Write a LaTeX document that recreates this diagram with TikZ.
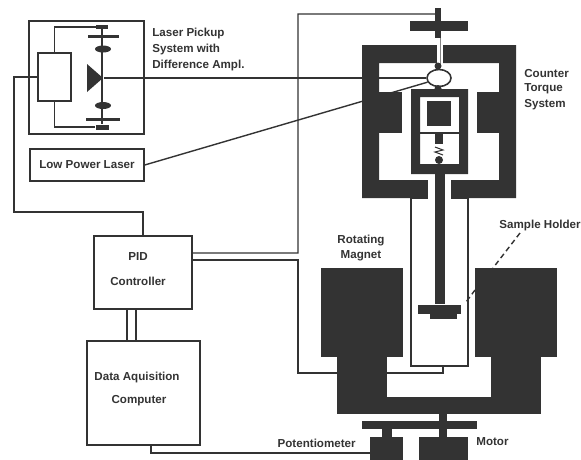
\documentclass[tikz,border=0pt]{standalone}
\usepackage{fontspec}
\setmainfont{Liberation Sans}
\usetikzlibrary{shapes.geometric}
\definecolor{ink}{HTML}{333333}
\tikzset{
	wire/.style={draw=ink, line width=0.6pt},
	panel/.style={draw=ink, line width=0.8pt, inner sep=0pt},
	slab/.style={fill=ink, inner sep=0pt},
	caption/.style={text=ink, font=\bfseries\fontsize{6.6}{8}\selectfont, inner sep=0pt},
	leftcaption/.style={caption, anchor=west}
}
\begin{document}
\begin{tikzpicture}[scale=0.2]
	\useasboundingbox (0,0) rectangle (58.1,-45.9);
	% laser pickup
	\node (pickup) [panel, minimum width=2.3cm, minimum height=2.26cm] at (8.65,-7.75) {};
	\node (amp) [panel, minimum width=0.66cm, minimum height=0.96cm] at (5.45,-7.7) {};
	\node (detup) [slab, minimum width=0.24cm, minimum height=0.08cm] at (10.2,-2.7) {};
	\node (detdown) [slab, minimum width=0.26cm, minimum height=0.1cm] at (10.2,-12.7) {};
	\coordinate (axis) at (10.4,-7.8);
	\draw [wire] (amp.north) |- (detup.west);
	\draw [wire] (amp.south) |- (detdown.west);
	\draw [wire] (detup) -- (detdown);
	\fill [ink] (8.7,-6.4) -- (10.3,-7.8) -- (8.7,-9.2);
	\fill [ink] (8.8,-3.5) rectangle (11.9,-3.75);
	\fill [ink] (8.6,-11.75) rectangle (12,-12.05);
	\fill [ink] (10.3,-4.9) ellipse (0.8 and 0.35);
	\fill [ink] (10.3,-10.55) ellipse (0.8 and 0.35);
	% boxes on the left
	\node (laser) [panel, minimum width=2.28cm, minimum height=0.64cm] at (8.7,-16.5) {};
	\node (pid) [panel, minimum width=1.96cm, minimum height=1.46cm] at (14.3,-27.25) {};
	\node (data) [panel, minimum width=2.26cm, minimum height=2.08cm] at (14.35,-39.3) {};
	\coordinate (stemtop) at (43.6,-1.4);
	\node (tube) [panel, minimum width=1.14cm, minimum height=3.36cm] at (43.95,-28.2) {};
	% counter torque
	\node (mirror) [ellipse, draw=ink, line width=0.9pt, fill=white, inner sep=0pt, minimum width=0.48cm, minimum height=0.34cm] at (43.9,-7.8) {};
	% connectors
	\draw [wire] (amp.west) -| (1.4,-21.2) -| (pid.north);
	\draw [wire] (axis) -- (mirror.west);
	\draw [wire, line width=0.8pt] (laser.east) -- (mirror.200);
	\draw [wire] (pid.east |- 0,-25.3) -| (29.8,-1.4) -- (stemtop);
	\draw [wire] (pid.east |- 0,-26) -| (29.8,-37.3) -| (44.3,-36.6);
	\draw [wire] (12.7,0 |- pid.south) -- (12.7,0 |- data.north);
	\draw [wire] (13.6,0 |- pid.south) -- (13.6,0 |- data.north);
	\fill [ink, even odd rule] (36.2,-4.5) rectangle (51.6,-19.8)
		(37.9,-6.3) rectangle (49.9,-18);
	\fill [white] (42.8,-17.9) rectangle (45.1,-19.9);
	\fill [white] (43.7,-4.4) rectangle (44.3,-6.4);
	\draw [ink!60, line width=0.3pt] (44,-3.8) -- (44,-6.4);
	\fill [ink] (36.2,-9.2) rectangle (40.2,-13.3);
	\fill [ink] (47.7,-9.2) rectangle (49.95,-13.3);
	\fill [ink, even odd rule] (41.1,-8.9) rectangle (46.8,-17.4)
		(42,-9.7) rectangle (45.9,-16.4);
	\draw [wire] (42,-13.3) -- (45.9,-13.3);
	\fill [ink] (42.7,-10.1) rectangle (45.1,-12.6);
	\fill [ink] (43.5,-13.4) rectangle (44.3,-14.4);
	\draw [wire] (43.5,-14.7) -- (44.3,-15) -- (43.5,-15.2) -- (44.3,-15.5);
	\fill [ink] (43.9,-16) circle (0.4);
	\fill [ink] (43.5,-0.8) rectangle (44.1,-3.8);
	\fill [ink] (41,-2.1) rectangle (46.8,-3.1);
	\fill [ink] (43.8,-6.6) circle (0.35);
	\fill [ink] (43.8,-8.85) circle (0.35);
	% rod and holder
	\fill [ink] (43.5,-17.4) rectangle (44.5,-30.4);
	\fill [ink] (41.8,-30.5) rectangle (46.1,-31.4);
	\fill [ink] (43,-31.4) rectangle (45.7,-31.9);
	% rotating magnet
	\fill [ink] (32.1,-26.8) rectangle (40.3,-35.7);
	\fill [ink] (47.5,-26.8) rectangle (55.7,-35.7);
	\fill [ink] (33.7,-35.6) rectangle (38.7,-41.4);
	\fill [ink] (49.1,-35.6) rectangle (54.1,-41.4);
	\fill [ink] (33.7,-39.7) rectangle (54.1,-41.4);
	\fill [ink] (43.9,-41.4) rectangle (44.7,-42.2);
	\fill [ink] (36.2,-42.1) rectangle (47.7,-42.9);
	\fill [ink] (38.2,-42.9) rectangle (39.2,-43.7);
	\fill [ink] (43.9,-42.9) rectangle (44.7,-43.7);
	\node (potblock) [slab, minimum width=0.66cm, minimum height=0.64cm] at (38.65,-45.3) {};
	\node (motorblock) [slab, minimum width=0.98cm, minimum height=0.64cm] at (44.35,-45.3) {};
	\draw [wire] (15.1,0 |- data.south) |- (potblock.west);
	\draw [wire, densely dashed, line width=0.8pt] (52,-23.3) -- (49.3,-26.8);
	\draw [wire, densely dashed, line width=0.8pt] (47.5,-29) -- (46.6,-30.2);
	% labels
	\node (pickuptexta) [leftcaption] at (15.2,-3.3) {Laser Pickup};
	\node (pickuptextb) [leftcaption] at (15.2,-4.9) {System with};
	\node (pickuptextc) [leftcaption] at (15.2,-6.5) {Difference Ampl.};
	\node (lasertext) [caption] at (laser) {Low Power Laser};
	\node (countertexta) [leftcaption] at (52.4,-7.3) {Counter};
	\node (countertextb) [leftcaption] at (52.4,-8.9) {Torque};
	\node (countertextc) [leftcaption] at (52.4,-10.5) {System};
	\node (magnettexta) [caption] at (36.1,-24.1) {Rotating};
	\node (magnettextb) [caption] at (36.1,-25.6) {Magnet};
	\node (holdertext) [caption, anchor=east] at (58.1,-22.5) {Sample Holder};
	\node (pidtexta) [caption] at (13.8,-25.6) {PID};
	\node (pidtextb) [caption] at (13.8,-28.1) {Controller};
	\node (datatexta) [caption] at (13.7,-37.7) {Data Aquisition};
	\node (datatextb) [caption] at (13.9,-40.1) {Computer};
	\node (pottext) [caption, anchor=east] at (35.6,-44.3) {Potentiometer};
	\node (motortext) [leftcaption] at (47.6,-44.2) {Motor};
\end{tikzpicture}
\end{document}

▸ **Exercise details**
Exclude the images and reproduce the remaining data exactly.

▸ **Complete answer**
Write a LaTeX document that recreates this diagram with TikZ.
\documentclass[tikz,border=0pt]{standalone}
\usepackage{fontspec}
\setmainfont{Liberation Sans}
\usetikzlibrary{shapes.geometric}
\definecolor{ink}{HTML}{333333}
\tikzset{
	wire/.style={draw=ink, line width=0.6pt},
	panel/.style={draw=ink, line width=0.8pt, inner sep=0pt},
	slab/.style={fill=ink, inner sep=0pt},
	caption/.style={text=ink, font=\bfseries\fontsize{6.6}{8}\selectfont, inner sep=0pt},
	leftcaption/.style={caption, anchor=west}
}
\begin{document}
\begin{tikzpicture}[scale=0.2]
	\useasboundingbox (0,0) rectangle (58.1,-45.9);
	% laser pickup
	\node (pickup) [panel, minimum width=2.3cm, minimum height=2.26cm] at (8.65,-7.75) {};
	\node (amp) [panel, minimum width=0.66cm, minimum height=0.96cm] at (5.45,-7.7) {};
	\node (detup) [slab, minimum width=0.24cm, minimum height=0.08cm] at (10.2,-2.7) {};
	\node (detdown) [slab, minimum width=0.26cm, minimum height=0.1cm] at (10.2,-12.7) {};
	\coordinate (axis) at (10.4,-7.8);
	\draw [wire] (amp.north) |- (detup.west);
	\draw [wire] (amp.south) |- (detdown.west);
	\draw [wire] (detup) -- (detdown);
	\fill [ink] (8.7,-6.4) -- (10.3,-7.8) -- (8.7,-9.2);
	\fill [ink] (8.8,-3.5) rectangle (11.9,-3.75);
	\fill [ink] (8.6,-11.75) rectangle (12,-12.05);
	\fill [ink] (10.3,-4.9) ellipse (0.8 and 0.35);
	\fill [ink] (10.3,-10.55) ellipse (0.8 and 0.35);
	% boxes on the left
	\node (laser) [panel, minimum width=2.28cm, minimum height=0.64cm] at (8.7,-16.5) {};
	\node (pid) [panel, minimum width=1.96cm, minimum height=1.46cm] at (14.3,-27.25) {};
	\node (data) [panel, minimum width=2.26cm, minimum height=2.08cm] at (14.35,-39.3) {};
	\coordinate (stemtop) at (43.6,-1.4);
	\node (tube) [panel, minimum width=1.14cm, minimum height=3.36cm] at (43.95,-28.2) {};
	% counter torque
	\node (mirror) [ellipse, draw=ink, line width=0.9pt, fill=white, inner sep=0pt, minimum width=0.48cm, minimum height=0.34cm] at (43.9,-7.8) {};
	% connectors
	\draw [wire] (amp.west) -| (1.4,-21.2) -| (pid.north);
	\draw [wire] (axis) -- (mirror.west);
	\draw [wire, line width=0.8pt] (laser.east) -- (mirror.200);
	\draw [wire] (pid.east |- 0,-25.3) -| (29.8,-1.4) -- (stemtop);
	\draw [wire] (pid.east |- 0,-26) -| (29.8,-37.3) -| (44.3,-36.6);
	\draw [wire] (12.7,0 |- pid.south) -- (12.7,0 |- data.north);
	\draw [wire] (13.6,0 |- pid.south) -- (13.6,0 |- data.north);
	\fill [ink, even odd rule] (36.2,-4.5) rectangle (51.6,-19.8)
		(37.9,-6.3) rectangle (49.9,-18);
	\fill [white] (42.8,-17.9) rectangle (45.1,-19.9);
	\fill [white] (43.7,-4.4) rectangle (44.3,-6.4);
	\draw [ink!60, line width=0.3pt] (44,-3.8) -- (44,-6.4);
	\fill [ink] (36.2,-9.2) rectangle (40.2,-13.3);
	\fill [ink] (47.7,-9.2) rectangle (49.95,-13.3);
	\fill [ink, even odd rule] (41.1,-8.9) rectangle (46.8,-17.4)
		(42,-9.7) rectangle (45.9,-16.4);
	\draw [wire] (42,-13.3) -- (45.9,-13.3);
	\fill [ink] (42.7,-10.1) rectangle (45.1,-12.6);
	\fill [ink] (43.5,-13.4) rectangle (44.3,-14.4);
	\draw [wire] (43.5,-14.7) -- (44.3,-15) -- (43.5,-15.2) -- (44.3,-15.5);
	\fill [ink] (43.9,-16) circle (0.4);
	\fill [ink] (43.5,-0.8) rectangle (44.1,-3.8);
	\fill [ink] (41,-2.1) rectangle (46.8,-3.1);
	\fill [ink] (43.8,-6.6) circle (0.35);
	\fill [ink] (43.8,-8.85) circle (0.35);
	% rod and holder
	\fill [ink] (43.5,-17.4) rectangle (44.5,-30.4);
	\fill [ink] (41.8,-30.5) rectangle (46.1,-31.4);
	\fill [ink] (43,-31.4) rectangle (45.7,-31.9);
	% rotating magnet
	\fill [ink] (32.1,-26.8) rectangle (40.3,-35.7);
	\fill [ink] (47.5,-26.8) rectangle (55.7,-35.7);
	\fill [ink] (33.7,-35.6) rectangle (38.7,-41.4);
	\fill [ink] (49.1,-35.6) rectangle (54.1,-41.4);
	\fill [ink] (33.7,-39.7) rectangle (54.1,-41.4);
	\fill [ink] (43.9,-41.4) rectangle (44.7,-42.2);
	\fill [ink] (36.2,-42.1) rectangle (47.7,-42.9);
	\fill [ink] (38.2,-42.9) rectangle (39.2,-43.7);
	\fill [ink] (43.9,-42.9) rectangle (44.7,-43.7);
	\node (potblock) [slab, minimum width=0.66cm, minimum height=0.64cm] at (38.65,-45.3) {};
	\node (motorblock) [slab, minimum width=0.98cm, minimum height=0.64cm] at (44.35,-45.3) {};
	\draw [wire] (15.1,0 |- data.south) |- (potblock.west);
	\draw [wire, densely dashed, line width=0.8pt] (52,-23.3) -- (49.3,-26.8);
	\draw [wire, densely dashed, line width=0.8pt] (47.5,-29) -- (46.6,-30.2);
	% labels
	\node (pickuptexta) [leftcaption] at (15.2,-3.3) {Laser Pickup};
	\node (pickuptextb) [leftcaption] at (15.2,-4.9) {System with};
	\node (pickuptextc) [leftcaption] at (15.2,-6.5) {Difference Ampl.};
	\node (lasertext) [caption] at (laser) {Low Power Laser};
	\node (countertexta) [leftcaption] at (52.4,-7.3) {Counter};
	\node (countertextb) [leftcaption] at (52.4,-8.9) {Torque};
	\node (countertextc) [leftcaption] at (52.4,-10.5) {System};
	\node (magnettexta) [caption] at (36.1,-24.1) {Rotating};
	\node (magnettextb) [caption] at (36.1,-25.6) {Magnet};
	\node (holdertext) [caption, anchor=east] at (58.1,-22.5) {Sample Holder};
	\node (pidtexta) [caption] at (13.8,-25.6) {PID};
	\node (pidtextb) [caption] at (13.8,-28.1) {Controller};
	\node (datatexta) [caption] at (13.7,-37.7) {Data Aquisition};
	\node (datatextb) [caption] at (13.9,-40.1) {Computer};
	\node (pottext) [caption, anchor=east] at (35.6,-44.3) {Potentiometer};
	\node (motortext) [leftcaption] at (47.6,-44.2) {Motor};
\end{tikzpicture}
\end{document}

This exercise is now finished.